In dieses Haus seiner Kindheit in Nørre Lyndelse wird Nielsen seine Ehefrau, die Bildhauerin Anne Marie Brodersen führen, gleich nach ihrer Hochzeit, die im Mai 1891 in Paris stattgefunden hat, und kurz bevor die alten Eltern das Haus im Herbst des gleichen Jahres verlassen. Wie wichtig war ihm offenbar dieser kleine Flecken Erde in dieser etwas weitläufigen, wenig aufregenden, wenn auch sehr grünen Landschaft! Auch der berühmte Märchenerfinder Hans Christian Andersen ist hier auf Fünen geboren, der mit seinen über 150 Märchen der meistübersetze Dichter Dänemarks geworden ist. Etwas also muss diese leicht hügelige, ruhige Landschaft in sich tragen, dass unruhige Geister wie Carl Nielsen und Hans Christian Andersen von hier aus ihre Flügel spannten.

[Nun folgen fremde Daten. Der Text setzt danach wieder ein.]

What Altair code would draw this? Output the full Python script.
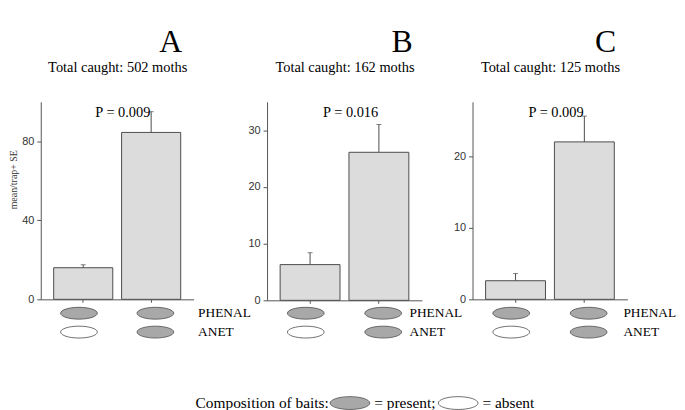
import altair as alt
import pandas as pd

# ---------------- data ----------------
panel_letters = ["A", "B", "C"]
panel_totals = ["Total caught: 502 moths", "Total caught: 162 moths", "Total caught: 125 moths"]
treatments = ["PHENAL", "PHENAL + ANET"]
mean_A = [16.0, 84.5]
se_A = [1.5, 10.5]
mean_B = [6.3, 26.1]
se_B = [2.1, 4.9]
mean_C = [2.6, 22.0]
se_C = [1.0, 3.6]
p_labels = ["P = 0.009", "P = 0.016", "P = 0.009"]
y_max = [100, 35, 27.6]
y_ticks = [[0, 40, 80], [0, 10, 20, 30], [0, 10, 20]]
bait_rows = ["PHENAL", "ANET"]
phenal_status = ["present", "present"]
anet_status = ["absent", "present"]
status_names = ["present", "absent"]

# ---------------- style / layout ----------------
SERIF = "Liberation Serif"
SANS = "Liberation Sans"
EDGE = "#4d4d4d"
AX = "#555555"
BAR = "#dcdcdc"
ELL_FILL = "#a8a8a8"
# wide ellipse path (x in [-2.2, 2.2]) so the legend rows stay short
ELLIPSE = "M -2.2 0 A 2.2 0.71 0 1 1 2.2 0 A 2.2 0.71 0 1 1 -2.2 0 Z"
ELL_SIZE = 283
LEG_SIZE = 331

H = 240
panel_widths = [228, 207, 200]
axis_lengths = [154, 156, 156]
zero_px = [199, 200, 199]
label_dx = [43, 26.5, 35]
title_dx = [17, 32.5, 34]
row_px = [213, 232]


def make_panel(i, means, ses):
    df = pd.DataFrame({"treatment": treatments, "mean": means, "se": ses})
    df["upper"] = df["mean"] + df["se"]

    xs = alt.Scale(domain=treatments, range=[0, axis_lengths[i]],
                   paddingInner=0.13, paddingOuter=0.19)
    x_axis = alt.Axis(title=None, labels=False, ticks=True, tickSize=3,
                      tickColor=AX, domainColor=AX, domainWidth=1,
                      offset=-(H - zero_px[i]), grid=False)
    X = alt.X("treatment:N", scale=xs, sort=treatments, axis=x_axis)
    X_none = alt.X("treatment:N", scale=xs, sort=treatments, axis=None)
    X_top = alt.X("treatment:N", scale=xs, sort=treatments,
                  axis=alt.Axis(orient="top", title=panel_totals[i], titleFont=SERIF,
                                titleFontSize=14.5, titleFontWeight="normal",
                                titleColor="black", titlePadding=28, labels=False,
                                ticks=False, domain=False, grid=False))

    ys = alt.Scale(domain=[0, y_max[i]], range=[zero_px[i], 0], nice=False, zero=False)
    axis_kw = dict(values=y_ticks[i], grid=False, tickSize=4, tickColor=AX,
                   domainColor=AX, domainWidth=1, labelFont=SANS, labelFontSize=11,
                   labelColor="#333333", labelPadding=3)
    if i == 0:
        y_axis = alt.Axis(title="mean/trap+ SE", titleFont=SERIF, titleFontSize=10,
                          titleFontWeight="normal", titleColor="#333333",
                          titleX=-22, titleY=78, **axis_kw)
    else:
        y_axis = alt.Axis(title=None, **axis_kw)

    bars = alt.Chart(df).mark_bar(fill=BAR, stroke=EDGE, strokeWidth=1).encode(
        x=X, y=alt.Y("mean:Q", scale=ys, axis=y_axis))
    err = alt.Chart(df).mark_rule(color=EDGE, strokeWidth=1).encode(
        x=X, y=alt.Y("mean:Q", scale=ys, axis=y_axis), y2="upper:Q")
    cap = alt.Chart(df).mark_tick(color=EDGE, thickness=1, size=5, orient="horizontal").encode(
        x=X, y=alt.Y("upper:Q", scale=ys, axis=y_axis))
    bar_layer = alt.layer(bars, err, cap)

    pdf = pd.DataFrame({"treatment": [treatments[1]], "label": [p_labels[i]]})
    ptext = alt.Chart(pdf).mark_text(align="right", baseline="middle", dx=-5,
                                     font=SERIF, fontSize=14.5, color="black").encode(
        x=X_top, y=alt.value(11), text="label:N")

    edf = pd.DataFrame({
        "treatment": treatments * 2,
        "ingredient": [bait_rows[0]] * 2 + [bait_rows[1]] * 2,
        "status": phenal_status + anet_status,
    })
    ey = alt.Y("ingredient:N", axis=None,
               scale=alt.Scale(type="point", domain=bait_rows, range=row_px, padding=0))
    legend = alt.Legend(
        title="Composition of baits:", orient="none", legendX=156, legendY=294,
        direction="horizontal", titleOrient="left", titleFont=SERIF, titleFontSize=15.5,
        titleFontWeight="normal", titleColor="black", titlePadding=11,
        labelFont=SERIF, labelFontSize=15.5, labelColor="black",
        labelExpr="datum.label == 'present' ? '= present;' : '= absent'",
        symbolType=ELLIPSE, symbolSize=LEG_SIZE, symbolStrokeColor=EDGE,
        symbolStrokeWidth=0.8, symbolOpacity=1, labelOffset=15, columnPadding=0)
    ell = alt.Chart(edf).mark_point(shape=ELLIPSE, size=ELL_SIZE, filled=True, stroke=EDGE,
                                    strokeWidth=0.8, opacity=1).encode(
        x=X_none, y=ey,
        fill=alt.Fill("status:N", scale=alt.Scale(domain=status_names,
                                                  range=[ELL_FILL, "#ffffff"]),
                      legend=legend))
    ldf = pd.DataFrame({"treatment": [treatments[1]] * 2, "ingredient": bait_rows})
    labs = alt.Chart(ldf).mark_text(align="left", baseline="middle", dx=label_dx[i],
                                    font=SERIF, fontSize=13.5, color="black").encode(
        x=X_none, y=ey, text="ingredient:N")
    ell_layer = alt.layer(ell, labs)

    return alt.layer(bar_layer, ell_layer, ptext).resolve_scale(
        y="independent", x="independent").properties(
        width=panel_widths[i], height=H,
        view=alt.ViewBackground(stroke="transparent", strokeWidth=0),
        title=alt.TitleParams(
            text=panel_letters[i], anchor="middle", frame="group",
            dx=title_dx[i], font=SERIF, fontSize=32, fontWeight="normal", color="black",
            offset=0))


pA = make_panel(0, mean_A, se_A)
pB = make_panel(1, mean_B, se_B)
pC = make_panel(2, mean_C, se_C)

chart = alt.hconcat(pA, pB, pC, spacing=0, bounds="flush").properties(
    padding={"left": 1, "top": 17, "right": 0, "bottom": 0},
    background="white",
).configure_view(stroke="transparent", strokeWidth=0)

chart.save("out.html", embed_options={"renderer": "svg", "actions": False})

Dieses Haus der Kindheit von Carl Nielsen markiert den Auftakt einer Lebensreise, die ihn zum dänischen Nationalkomponisten werden ließ. Für das Jubiläum werden die Risse in der Wand gekittet und liebevoll repariert. Alles soll glänzen, wenn Dänemarks Komponist Carl Nielsen seinen 150. Geburtstag feiert und seine Musik über die Grenzen Dänemarks strahlen soll.
Die sechste Symphonie kann für die Phase der Kindheit im Leben von Carl Nielsen stehen. Er komponierte sie, bevor er „Meine Kindheit in Fünen“ schrieb, im Alter von 62 Jahren. Wenn dabei auch der verklärende Blick des Alters und auch das Kreieren eines Selbstbildes mit hineingespielt haben, diese Erinnerungen geben einen tiefen Einblick in seine Kindheit und damit in Nielsens Prägungen und Werte, die sein Leben als Komponist mitbestimmen sollten. Sicherlich hat er mit dieser Autobiografie auch zu seiner Rezeptionsgeschichte als Nationalkomponist Dänemarks beigetragen.
2. Satz aus der 6. Symphonie „Sinfonia Semplice“ Homoresque-Allegretto
„Die Humoresque beginnt mit drei kleinen Percussioninstrumenten – Trommel, Glockenspiel und Triangel, die sich daran machen, die größeren scheinbar in Schlaf liegenden Instrumente aufzuwecken. Diese drei kleinen Kreaturen besitzen wenig Verstand, sind kindlich, niedlich und unschuldig. Sie beginnen mit ihrem bim-a-lim-a-bim und ihrem zarten bom-bom-bom … sie steigern sich in ihrem Enthusiasmus und endlich sind sie soweit die anderen zum Mitspielen zu bewegen: die Klarinette, die Piccoloflöte und das Fagott. Aber die drei kleinen, ja unschuldigen Instrumente kümmern sich nicht um die dann plötzlich erklingende moderne Musik. Sie schlagen sie fort: stop, stop, sagen sie. Bis es schließlich geschehen ist um die moderne Musik. Aber dann beginnt die Klarinette zu spielen, eine kurze, kindgleiche Melodie und da halten die drei Percussioninstrumente Ruhe und hören zu!“
– Carl Nielsen
Die 6. Symphonie erklingt beim Musikfest Berlin zur Eröffnung des Nielsen-Schwerpunktes am 9. September in der Kammerorchesterfassung von Hans Abrahamsen (2009), gespielt vom Mahler Chamber Orchestra unter der Leitung des dänischen Dirigenten Thomas Søndergård.